Spending money on infrastructure will stimulate the economy better than direct payments to people. “When we spend a billion on infrastructure, it goes a lot of places like roads, bridges, tunnels. It stimulates a lot of manufacturing. It stimulates a lot of truck drivers and deliveries,” Kelly said.

Severino agreed: “The modern economy is in motion. The more effective we can get those things to move around, the better it will be for the economy and the better it will be for commercial real estate.”

Regional, Local Projects

Kelly pointed to a major regional infrastructure project: The Gateway rail tunnel project between New York City and New Jersey, which is considered a high priority for the Biden administration to fund. It also has a potential broader regional impact because it serves Amtrak’s routes in the Northeast. The project has been delayed for more than a decade after former New Jersey Governor Chris Christie opposed funding it and, more recently, former President Donald Trump.

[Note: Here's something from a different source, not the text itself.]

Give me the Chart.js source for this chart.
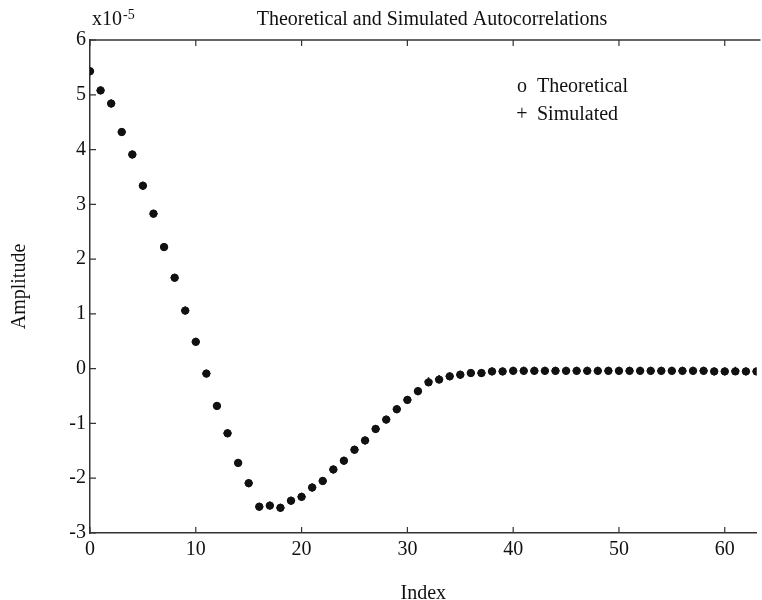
<!DOCTYPE html>
<html>
<head>
<meta charset="utf-8">
<script src="https://cdn.jsdelivr.net/npm/chart.js@4"></script>
<style>
  html, body { margin: 0; padding: 0; background: #fff; }
  #wrap { width: 762px; height: 600px; }
</style>
</head>
<body>
<div id="wrap"><canvas id="chart-autocorr"></canvas></div>
<script>
// lag index 0..63
const lags = [
  0, 1, 2, 3, 4, 5, 6, 7, 8, 9,
  10, 11, 12, 13, 14, 15, 16, 17, 18, 19,
  20, 21, 22, 23, 24, 25, 26, 27, 28, 29,
  30, 31, 32, 33, 34, 35, 36, 37, 38, 39,
  40, 41, 42, 43, 44, 45, 46, 47, 48, 49,
  50, 51, 52, 53, 54, 55, 56, 57, 58, 59,
  60, 61, 62, 63
];

// amplitudes in units of 1e-5
const theoretical = [
  5.43, 5.08, 4.84, 4.32, 3.91, 3.34, 2.83, 2.22, 1.66, 1.06,
  0.49, -0.09, -0.68, -1.18, -1.72, -2.09, -2.52, -2.50, -2.54, -2.41,
  -2.34, -2.17, -2.05, -1.84, -1.68, -1.48, -1.31, -1.10, -0.93, -0.74,
  -0.57, -0.41, -0.25, -0.20, -0.14, -0.11, -0.08, -0.08, -0.05, -0.05,
  -0.04, -0.04, -0.04, -0.04, -0.04, -0.04, -0.04, -0.04, -0.04, -0.04,
  -0.04, -0.04, -0.04, -0.04, -0.04, -0.04, -0.04, -0.04, -0.04, -0.05,
  -0.05, -0.05, -0.05, -0.05
];

const simulated = [
  5.43, 5.08, 4.84, 4.32, 3.91, 3.34, 2.83, 2.22, 1.66, 1.06,
  0.49, -0.09, -0.68, -1.18, -1.72, -2.09, -2.52, -2.50, -2.54, -2.41,
  -2.34, -2.17, -2.05, -1.84, -1.68, -1.48, -1.31, -1.10, -0.93, -0.74,
  -0.57, -0.41, -0.23, -0.19, -0.14, -0.11, -0.08, -0.08, -0.05, -0.05,
  -0.04, -0.04, -0.04, -0.04, -0.04, -0.04, -0.04, -0.04, -0.04, -0.04,
  -0.04, -0.04, -0.04, -0.04, -0.04, -0.04, -0.04, -0.04, -0.04, -0.05,
  -0.05, -0.04, -0.05, -0.05
];

const x_ticks = [0, 10, 20, 30, 40, 50, 60];
const y_ticks = [-3, -2, -1, 0, 1, 2, 3, 4, 5, 6];

const title_text = 'Theoretical and Simulated Autocorrelations';
const legend_items = [['o', 'Theoretical'], ['+', 'Simulated']];

const serif = '"Liberation Serif", "Times New Roman", serif';
const ink = '#111';

function toPoints(values) {
  return lags.map((lag, i) => ({ x: lag, y: values[i] }));
}

// inward ticks, top frame line and the text that matlab puts on top
const decorations = {
  id: 'decorations',
  afterDraw(chart) {
    const ctx = chart.ctx;
    const area = chart.chartArea;
    const xs = chart.scales.x;
    const ys = chart.scales.y;
    const tick = 6;

    ctx.save();
    ctx.strokeStyle = '#333';
    ctx.lineWidth = 1.5;
    ctx.beginPath();
    ctx.moveTo(area.left, area.top);
    ctx.lineTo(area.right + 4, area.top);
    ctx.stroke();

    ctx.lineWidth = 1.2;
    ctx.beginPath();
    x_ticks.forEach(v => {
      const px = xs.getPixelForValue(v);
      ctx.moveTo(px, area.bottom);
      ctx.lineTo(px, area.bottom - tick);
      ctx.moveTo(px, area.top);
      ctx.lineTo(px, area.top + tick);
    });
    y_ticks.forEach(v => {
      const py = ys.getPixelForValue(v);
      ctx.moveTo(area.left, py);
      ctx.lineTo(area.left + tick, py);
    });
    ctx.stroke();

    ctx.fillStyle = ink;
    ctx.textBaseline = 'alphabetic';
    ctx.font = '20px ' + serif;
    ctx.textAlign = 'center';
    ctx.fillText(title_text, 432, 25);

    // exponent label
    ctx.textAlign = 'left';
    ctx.fillText('x10', 92, 25);
    const w = ctx.measureText('x10').width;
    ctx.font = '14px ' + serif;
    ctx.fillText('-5', 92 + w + 1, 19);

    // legend
    ctx.font = '20px ' + serif;
    legend_items.forEach((item, i) => {
      const base = 92 + i * 28;
      ctx.textAlign = 'center';
      ctx.fillText(item[0], 522, base);
      ctx.textAlign = 'left';
      ctx.fillText(item[1], 537, base);
    });
    ctx.restore();
  }
};

const ctx = document.getElementById('chart-autocorr');
const chart = new Chart(ctx, {
  type: 'scatter',
  plugins: [decorations],
  data: {
    datasets: [
      {
        label: 'Theoretical',
        data: toPoints(theoretical),
        pointStyle: 'circle',
        pointRadius: 3.7,
        backgroundColor: ink,
        borderColor: ink,
        borderWidth: 1
      },
      {
        label: 'Simulated',
        data: toPoints(simulated),
        pointStyle: 'cross',
        pointRadius: 4,
        borderColor: ink,
        borderWidth: 1.5
      }
    ]
  },
  options: {
    responsive: true,
    maintainAspectRatio: false,
    animation: false,
    layout: {
      padding: { top: 40, right: 3, left: 0, bottom: 0 }
    },
    scales: {
      x: {
        type: 'linear',
        min: 0,
        max: 63,
        afterFit: scale => { scale.height = 67; },
        afterBuildTicks: scale => { scale.ticks = x_ticks.map(v => ({ value: v })); },
        grid: { display: false, drawTicks: false },
        border: { display: true, color: '#333', width: 1.5 },
        ticks: {
          padding: 5,
          color: ink,
          maxRotation: 0,
          font: { family: serif, size: 20 }
        },
        title: {
          display: true,
          text: 'Index',
          color: ink,
          padding: 0,
          font: { family: serif, size: 20, lineHeight: 0.6 }
        }
      },
      y: {
        min: -3,
        max: 6,
        afterFit: scale => { scale.width = 90; },
        afterBuildTicks: scale => { scale.ticks = y_ticks.map(v => ({ value: v })); },
        grid: { display: false, drawTicks: false },
        border: { display: true, color: '#333', width: 1.5 },
        ticks: {
          padding: 4,
          color: ink,
          font: { family: serif, size: 20 }
        },
        title: {
          display: true,
          text: 'Amplitude',
          color: ink,
          padding: { top: 10, bottom: 0 },
          font: { family: serif, size: 20, lineHeight: 1 }
        }
      }
    },
    plugins: {
      legend: { display: false },
      title: { display: false },
      tooltip: { enabled: false }
    }
  }
});
</script>
</body>
</html>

Soroudi noted that even local infrastructure projects can impact commercial real estate developments. Much of the firm’s work is done in Southern California and in the Bay Area, both of which have issues with utility infrastructure. Recently, CGI had to team up with a nearby multifamily housing developer in Los Angeles when both firms wanted to build on a street that had no more capacity on the electric lines, Soroudi said. CGI was building a high-end supermarket in the Los Feliz neighborhood and it would have “financially painful” to pay on its own to add the electric capacity. “It probably would have killed the deal,” Soroudi said. “It’s definitely a major issue and something most developers working, especially in the Los Angeles areas and other areas have to deal with constantly.”